REQUIRED WORK: No images are to be carried over; print all other material exactly as it stands.

GIVEN MATERIAL:
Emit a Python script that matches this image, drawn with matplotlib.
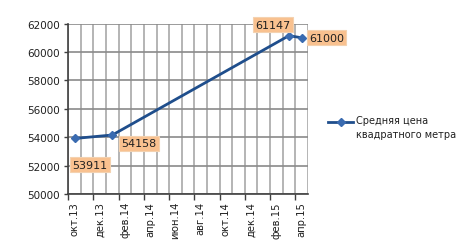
import numpy as np
import matplotlib.pyplot as plt
from matplotlib.lines import Line2D
from matplotlib.ticker import FixedLocator

plt.rcParams["font.family"] = ["DejaVu Sans"]

# ── data ──────────────────────────────────────────────────────────────────────
months = ["окт.13", "ноя.13", "дек.13", "янв.14", "фев.14", "мар.14", "апр.14",
          "май.14", "июн.14", "июл.14", "авг.14", "сен.14", "окт.14", "ноя.14",
          "дек.14", "янв.15", "фев.15", "мар.15", "апр.15"]
price = [53911, None, None, 54158, None, None, None, None, None, None, None,
         None, None, None, None, None, None, 61147, 61000]
series_name = "Средняя цена\nквадратного метра"

# data label offsets (points): below-right, right, above-left, right
label_offsets = {0: (11, -19), 3: (19, -6), 17: (-11.5, 8), 18: (18, 0)}

LINE = "#1F4E8C"
MARK = "#3A6BB0"
BOX = "#F9C18F"

fig = plt.figure(figsize=(4.67, 2.53), dpi=100)
ax = fig.add_axes([0.1462, 0.229, 0.513, 0.674])

idx = [i for i, v in enumerate(price) if v is not None]
vals = [price[i] for i in idx]
ax.plot(idx, vals, color=LINE, lw=2.0, marker="D", ms=4.5,
        mfc=MARK, mec=MARK, zorder=5)

for i, v in zip(idx, vals):
    ax.annotate(f"{v}", xy=(i, v), xytext=label_offsets[i],
                textcoords="offset points", ha="center", va="center",
                fontsize=8, color="#202020", zorder=6,
                bbox=dict(boxstyle="square,pad=0.22", fc=BOX, ec="#F4D2B0", lw=0.8))

ax.set_xlim(-0.5, len(months) - 0.5)
ax.set_ylim(50000, 62000)
ax.set_yticks(np.arange(50000, 62001, 2000))

# labels at every second month, gridlines on every category boundary
ax.xaxis.set_major_locator(FixedLocator(list(range(0, len(months), 2))))
ax.set_xticklabels(months[::2], rotation=90, fontsize=7.2, color="#202020")
ax.xaxis.set_minor_locator(FixedLocator(list(np.arange(-0.5, len(months), 1.0))))
ax.tick_params(axis="x", which="both", length=0, pad=5)
ax.grid(True, axis="x", which="minor", color="#A8A8A8", lw=1.2)
ax.grid(True, axis="y", which="major", color="#8A8A8A", lw=1.2)
ax.set_axisbelow(True)

sec = ax.secondary_xaxis("bottom")
sec.set_xticks(list(np.arange(-0.5, len(months) - 1, 2.0)))
sec.set_xticklabels([])
sec.tick_params(length=4, width=1, color="#404040")
sec.spines["bottom"].set_visible(False)

ax.tick_params(axis="y", length=3, width=1, color="#404040", labelsize=7.5,
               labelcolor="#202020", pad=3)

for s in ["top", "right"]:
    ax.spines[s].set_visible(False)
for s in ["left", "bottom"]:
    ax.spines[s].set_color("#404040")
    ax.spines[s].set_linewidth(1.2)

# legend key, aligned with the first line of the label as in the source
W, H = 467, 253
ky = 1 - 123 / H
fig.add_artist(Line2D([328 / W, 353 / W], [ky, ky], color=LINE, lw=2.0,
                      transform=fig.transFigure))
fig.add_artist(Line2D([340.5 / W], [ky], color=LINE, marker="D", ms=4.5,
                      mfc=MARK, mec=MARK, transform=fig.transFigure))
fig.text(356 / W, 1 - 116.5 / H, series_name, fontsize=7, color="#202020",
         ha="left", va="top", linespacing=1.45, transform=fig.transFigure)

fig.savefig("out.png", dpi=100)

WRITTEN RESPONSE:
Emit a Python script that matches this image, drawn with matplotlib.
import numpy as np
import matplotlib.pyplot as plt
from matplotlib.lines import Line2D
from matplotlib.ticker import FixedLocator

plt.rcParams["font.family"] = ["DejaVu Sans"]

# ── data ──────────────────────────────────────────────────────────────────────
months = ["окт.13", "ноя.13", "дек.13", "янв.14", "фев.14", "мар.14", "апр.14",
          "май.14", "июн.14", "июл.14", "авг.14", "сен.14", "окт.14", "ноя.14",
          "дек.14", "янв.15", "фев.15", "мар.15", "апр.15"]
price = [53911, None, None, 54158, None, None, None, None, None, None, None,
         None, None, None, None, None, None, 61147, 61000]
series_name = "Средняя цена\nквадратного метра"

# data label offsets (points): below-right, right, above-left, right
label_offsets = {0: (11, -19), 3: (19, -6), 17: (-11.5, 8), 18: (18, 0)}

LINE = "#1F4E8C"
MARK = "#3A6BB0"
BOX = "#F9C18F"

fig = plt.figure(figsize=(4.67, 2.53), dpi=100)
ax = fig.add_axes([0.1462, 0.229, 0.513, 0.674])

idx = [i for i, v in enumerate(price) if v is not None]
vals = [price[i] for i in idx]
ax.plot(idx, vals, color=LINE, lw=2.0, marker="D", ms=4.5,
        mfc=MARK, mec=MARK, zorder=5)

for i, v in zip(idx, vals):
    ax.annotate(f"{v}", xy=(i, v), xytext=label_offsets[i],
                textcoords="offset points", ha="center", va="center",
                fontsize=8, color="#202020", zorder=6,
                bbox=dict(boxstyle="square,pad=0.22", fc=BOX, ec="#F4D2B0", lw=0.8))

ax.set_xlim(-0.5, len(months) - 0.5)
ax.set_ylim(50000, 62000)
ax.set_yticks(np.arange(50000, 62001, 2000))

# labels at every second month, gridlines on every category boundary
ax.xaxis.set_major_locator(FixedLocator(list(range(0, len(months), 2))))
ax.set_xticklabels(months[::2], rotation=90, fontsize=7.2, color="#202020")
ax.xaxis.set_minor_locator(FixedLocator(list(np.arange(-0.5, len(months), 1.0))))
ax.tick_params(axis="x", which="both", length=0, pad=5)
ax.grid(True, axis="x", which="minor", color="#A8A8A8", lw=1.2)
ax.grid(True, axis="y", which="major", color="#8A8A8A", lw=1.2)
ax.set_axisbelow(True)

sec = ax.secondary_xaxis("bottom")
sec.set_xticks(list(np.arange(-0.5, len(months) - 1, 2.0)))
sec.set_xticklabels([])
sec.tick_params(length=4, width=1, color="#404040")
sec.spines["bottom"].set_visible(False)

ax.tick_params(axis="y", length=3, width=1, color="#404040", labelsize=7.5,
               labelcolor="#202020", pad=3)

for s in ["top", "right"]:
    ax.spines[s].set_visible(False)
for s in ["left", "bottom"]:
    ax.spines[s].set_color("#404040")
    ax.spines[s].set_linewidth(1.2)

# legend key, aligned with the first line of the label as in the source
W, H = 467, 253
ky = 1 - 123 / H
fig.add_artist(Line2D([328 / W, 353 / W], [ky, ky], color=LINE, lw=2.0,
                      transform=fig.transFigure))
fig.add_artist(Line2D([340.5 / W], [ky], color=LINE, marker="D", ms=4.5,
                      mfc=MARK, mec=MARK, transform=fig.transFigure))
fig.text(356 / W, 1 - 116.5 / H, series_name, fontsize=7, color="#202020",
         ha="left", va="top", linespacing=1.45, transform=fig.transFigure)

fig.savefig("out.png", dpi=100)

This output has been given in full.